De: António Alves - "Gato escondido com o rabo de fora"
O governo, através do chamado “Documento Verde da Reforma da Administração Local”, pretende levar a cabo um conjunto de reformas que na prática se resumem à eliminação economicista de Freguesias, à imposição de executivos monocolores nas Câmaras (acabando com a governação colegial), à atribuição de mais poderes às Câmaras Municipais e às ineficientes Comunidades Intermunicipais (filhas dilectas do actual ministro Miguel Relvas) que mais não são que uma tentativa encapotada de evitar a Regionalização Administrativa do Território.

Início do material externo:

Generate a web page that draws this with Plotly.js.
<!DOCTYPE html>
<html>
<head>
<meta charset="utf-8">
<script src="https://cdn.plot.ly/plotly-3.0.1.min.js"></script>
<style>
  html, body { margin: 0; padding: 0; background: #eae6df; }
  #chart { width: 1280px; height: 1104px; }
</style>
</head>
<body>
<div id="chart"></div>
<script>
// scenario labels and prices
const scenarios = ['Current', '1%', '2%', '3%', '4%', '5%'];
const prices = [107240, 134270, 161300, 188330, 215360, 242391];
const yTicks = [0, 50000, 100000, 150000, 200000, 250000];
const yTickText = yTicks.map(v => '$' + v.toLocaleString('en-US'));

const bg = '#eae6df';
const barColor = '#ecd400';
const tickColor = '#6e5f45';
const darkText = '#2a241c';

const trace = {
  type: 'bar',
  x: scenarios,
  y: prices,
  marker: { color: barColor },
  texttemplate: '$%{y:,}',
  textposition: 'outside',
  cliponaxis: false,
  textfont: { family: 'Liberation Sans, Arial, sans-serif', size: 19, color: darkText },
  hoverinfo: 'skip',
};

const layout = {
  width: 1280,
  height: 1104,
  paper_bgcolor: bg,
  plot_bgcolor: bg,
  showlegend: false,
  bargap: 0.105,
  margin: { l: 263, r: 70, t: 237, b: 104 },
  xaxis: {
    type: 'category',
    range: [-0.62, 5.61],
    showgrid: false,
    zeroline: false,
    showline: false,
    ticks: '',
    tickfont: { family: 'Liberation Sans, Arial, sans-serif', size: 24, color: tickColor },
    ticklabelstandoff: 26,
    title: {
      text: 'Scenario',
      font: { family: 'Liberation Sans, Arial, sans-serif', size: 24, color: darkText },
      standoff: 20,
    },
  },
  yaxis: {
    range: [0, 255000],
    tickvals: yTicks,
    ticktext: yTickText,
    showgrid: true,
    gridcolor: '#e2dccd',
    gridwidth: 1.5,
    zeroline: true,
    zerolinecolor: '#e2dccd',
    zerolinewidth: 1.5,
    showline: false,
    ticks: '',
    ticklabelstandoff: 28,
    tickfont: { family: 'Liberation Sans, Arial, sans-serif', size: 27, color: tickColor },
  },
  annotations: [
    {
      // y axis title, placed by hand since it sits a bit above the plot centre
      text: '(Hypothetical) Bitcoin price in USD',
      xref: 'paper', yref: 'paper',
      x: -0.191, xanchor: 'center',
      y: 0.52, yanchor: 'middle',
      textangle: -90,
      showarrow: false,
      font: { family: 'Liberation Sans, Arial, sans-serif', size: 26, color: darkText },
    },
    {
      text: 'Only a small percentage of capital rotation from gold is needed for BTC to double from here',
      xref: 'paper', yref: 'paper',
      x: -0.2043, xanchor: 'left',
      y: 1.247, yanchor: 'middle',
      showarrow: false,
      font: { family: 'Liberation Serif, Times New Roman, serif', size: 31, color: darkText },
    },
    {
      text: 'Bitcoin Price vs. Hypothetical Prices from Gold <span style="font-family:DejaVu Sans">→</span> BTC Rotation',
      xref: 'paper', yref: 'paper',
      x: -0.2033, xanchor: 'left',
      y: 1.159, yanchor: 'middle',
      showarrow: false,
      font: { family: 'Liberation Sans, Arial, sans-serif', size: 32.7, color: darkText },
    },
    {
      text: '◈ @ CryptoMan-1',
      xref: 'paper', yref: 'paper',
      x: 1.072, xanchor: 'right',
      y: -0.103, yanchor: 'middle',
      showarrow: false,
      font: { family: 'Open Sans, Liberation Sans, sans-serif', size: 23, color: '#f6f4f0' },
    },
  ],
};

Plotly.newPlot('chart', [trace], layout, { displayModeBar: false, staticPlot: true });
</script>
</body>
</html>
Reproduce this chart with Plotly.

A justificação económica (poupança) cai pela base à mais leve análise. As juntas de freguesia têm um custo irrisório no conjunto da despesa do Estado: o poder local é responsável por apenas cerca de 8% da despesa pública – uma das percentagens mais baixas da Europa – e por 12% da dívida pública. O descalabro das contas públicas portuguesas está no Estado Central e não nas Autarquias. Isto obviamente não invalida que todo o dinheiro público deva ser gerido parcimoniosamente e que o desperdício e os abusos (empresas municipais, por exemplo) devam ser erradicados. As Câmaras Municipais e as Comunidades Intermunicipais (um órgão não eleito ao qual carece legitimidade democrática para tomar decisões que impliquem com a vida das pessoas) não devem acumular mais poder. As Autarquias são órgãos de poder local e não regional. A solução é cumprir a Constituição da República e instituir a Regionalização Administrativa do território. Instituir governos regionais eleitos democraticamente com legitimidade e meios para coordenarem as autarquias locais e implementarem políticas de desenvolvimento regional. O Estado central será assim ser liberto para aquelas que são as suas funções primordiais: representação, defesa, segurança, justiça, segurança social e governo macroeconómico.
O governo colegial das autarquias, contendo no executivo a própria oposição, não tem sido factor de bloqueio a uma boa governação, antes pelo contrário. Nem esse facto tem sido impeditivo de governos autárquicos fortes e personalizados - o caso da cidade do Porto é um exemplo paradigmático. Os concelhos portugueses, com a excepção de meia dúzia, não possuem massa crítica eleitoral e social para arriscarem governos de pura maioria parlamentar. Atribuir um poder desmesurado a um só partido ou pessoa, tornará as Câmaras Municipais ainda mais permeáveis ao caciquismo autoritário. Esta é uma forma manhosa, a coberto da retórica democrática, de ampliar o feudalismo municipal. Estratégia que serve perfeitamente a manutenção do absurdo sistema centralista que nos desgoverna. O Suserano em Lisboa, magnânimo com os seus vassalos, e os 308 todo-poderosos condes e duques espalhados pelo território governando, sem visão de conjunto regional e nacional, os seus pequenos Coutos. Dividir para reinar.
Embora nos grandes centros urbanos a discussão sobre as funções e o número de freguesias se justifique, no mundo rural e no interior este órgão de base do edifício administrativo português alcança uma dimensão simbólica e utilidade de modo nenhum negligenciáveis. A sua discussão não pode ficar pela mera intenção de reduzir e agregar cegamente. A presença das freguesias no interior rural e despovoado, além de funcionar como vector de transmissão de algum, escasso, dinheiro aos sítios mais recônditos e esquecidos pelo centro, é, ainda, o último elo de ligação ao Estado daquelas populações esquecidas. Exercem uma insubstituível e inestimável função de soberania territorial. As Juntas de Freguesia, em muitas povoações do interior, são as únicas instituições onde ainda é possível ver uma bandeira portuguesa desfraldada ao vento. Isto num país que por uma deliberada ausência de políticas de povoamento e pelo abandono sistemático da Agricultura tem vindo a ver as suas fronteiras produtivas reduzidas a uma estreita faixa litoral. Este é um problema grave que aumenta, e muito, o nosso hiato do PIB. Isto é, a diferença entre aquilo que o país poderia produzir, se todos os seus recursos fossem bem aproveitados, e aquilo que na realidade produz.
Esta reforma é inconstitucional porque vai contra o espírito da lei fundamental. Muito mais importante que a forma da lei plasmada nos códigos é o espírito dessa lei. E esse, apesar da recentemente introduzida obrigação do referendo, determina que a Regionalização deve ser levada a cabo. Atentar contra isso, à socapa, é contrário ao espírito da lei fundamental.
Esta pseudo reforma é gato escondido com rabo de fora. O rabo é a tentativa não assumida de inviabilizar o processo de Regionalização para sempre.